Matsuri (stylized in all caps) are a Japanese musical group produced by Yasushi Akimoto. Their music is described as "Ryūkōka and Showa era pop in the modern era."

The 12 members, who have a variety of backgrounds, including a former J-Leaguer, a garbage collector, and a cooking expert, are divided into two teams, Matsuri and Show-wa. Their costumes are mainly blue.

They made their major debut on January 22, 2025, with the single "Aventure Nakameguro".

==History==
In June 2023, Avex, Japan Music Entertainment, and Y&N Brothers, three powerful companies in the entertainment industry, hold the "Don't give up on your dreams! Male group auditions".
On July 25, the 12 candidates who won out of over 3,000 audition applicants formed "Matsuri" and "Show-wa" as two new groups produced by Yasushi Akimoto with the concept of "Showa Kayo and Showa pop in the modern era". Matsuri and Show-wa started a nationwide AEON Mall tour on December 24, aiming for a major debut.

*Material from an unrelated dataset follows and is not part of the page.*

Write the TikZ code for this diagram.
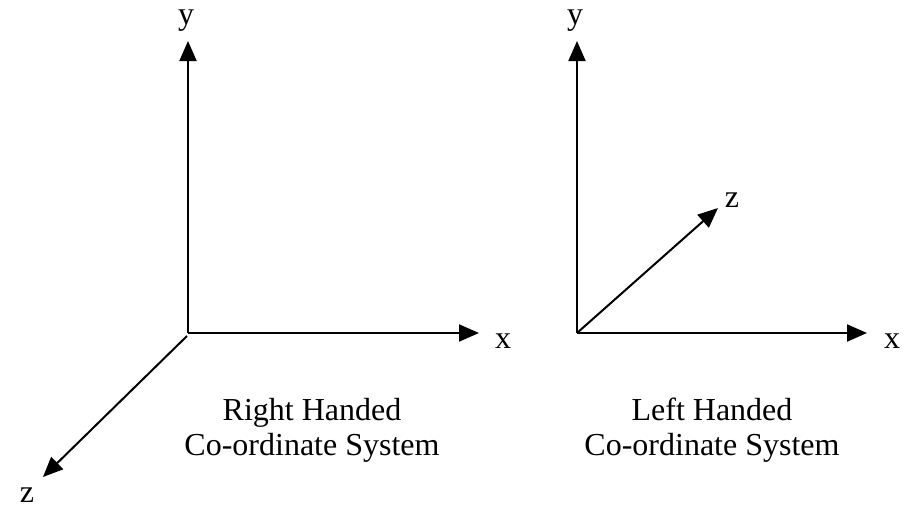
\documentclass[tikz,border=0pt]{standalone}
\usepackage{fontspec}
\setmainfont{Liberation Serif}
\usetikzlibrary{arrows.meta}
\begin{document}
\begin{tikzpicture}[x=1pt,y=-1pt,
  axis/.style={line width=2pt,-{Triangle[length=20pt,width=17pt]}},
  plainline/.style={line width=2pt},
  lbl/.style={inner sep=0pt,font=\fontsize{32}{35}\selectfont},
  caption/.style={inner sep=0pt,anchor=base,font=\fontsize{32}{35}\selectfont}]
\useasboundingbox (0,0) rectangle (905,506);
% right handed
\coordinate (o1) at (188,333);
\coordinate (o1z) at (187,336);
\coordinate (y1) at (188,41);
\coordinate (x1) at (479,333);
\coordinate (z1) at (43,477);
\draw[axis] (o1) -- (y1);
\draw[axis] (o1) -- (x1);
\draw[axis] (o1z) -- (z1);
\node[lbl] (ly1) at (186,21) {y};
\node[lbl] (lx1) at (503,341) {x};
\node[lbl] (lz1) at (27,495) {z};
\node[caption] (c1a) at (312,420) {Right Handed};
\node[caption] (c1b) at (312,455) {Co-ordinate System};
% left handed
\coordinate (o2) at (577,333);
\coordinate (y2) at (577,41);
\coordinate (x2) at (867,333);
\coordinate (z2) at (718,208);
\draw[axis] (o2) -- (y2);
\draw[axis] (o2) -- (x2);
\draw[axis] (o2) -- (z2);
\node[lbl] (ly2) at (575,21) {y};
\node[lbl] (lx2) at (892,341) {x};
\node[lbl] (lz2) at (732,200) {z};
\node[caption] (c2a) at (712,420) {Left Handed};
\node[caption] (c2b) at (712,455) {Co-ordinate System};
\end{tikzpicture}
\end{document}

On January 23 and 31, 2024, Matsuri performed solo at Tokyu Kabukicho Tower. In February, Matsuri's first original song "Ima Sara Kakko Tsukete Rarenae" was chosen as the ending song for Fuji TV's "Mezamashi 8" in February and March. On February 25, Matsuri and Show-wa completed a tour visiting 21 AEON Malls nationwide. On March 3, they performed their first guerrilla live show in Shibuya.

On January 28, 2025, Matsuri's debut single "Aventure Nakameguro" debuted at number one on the Oricon Singles Chart.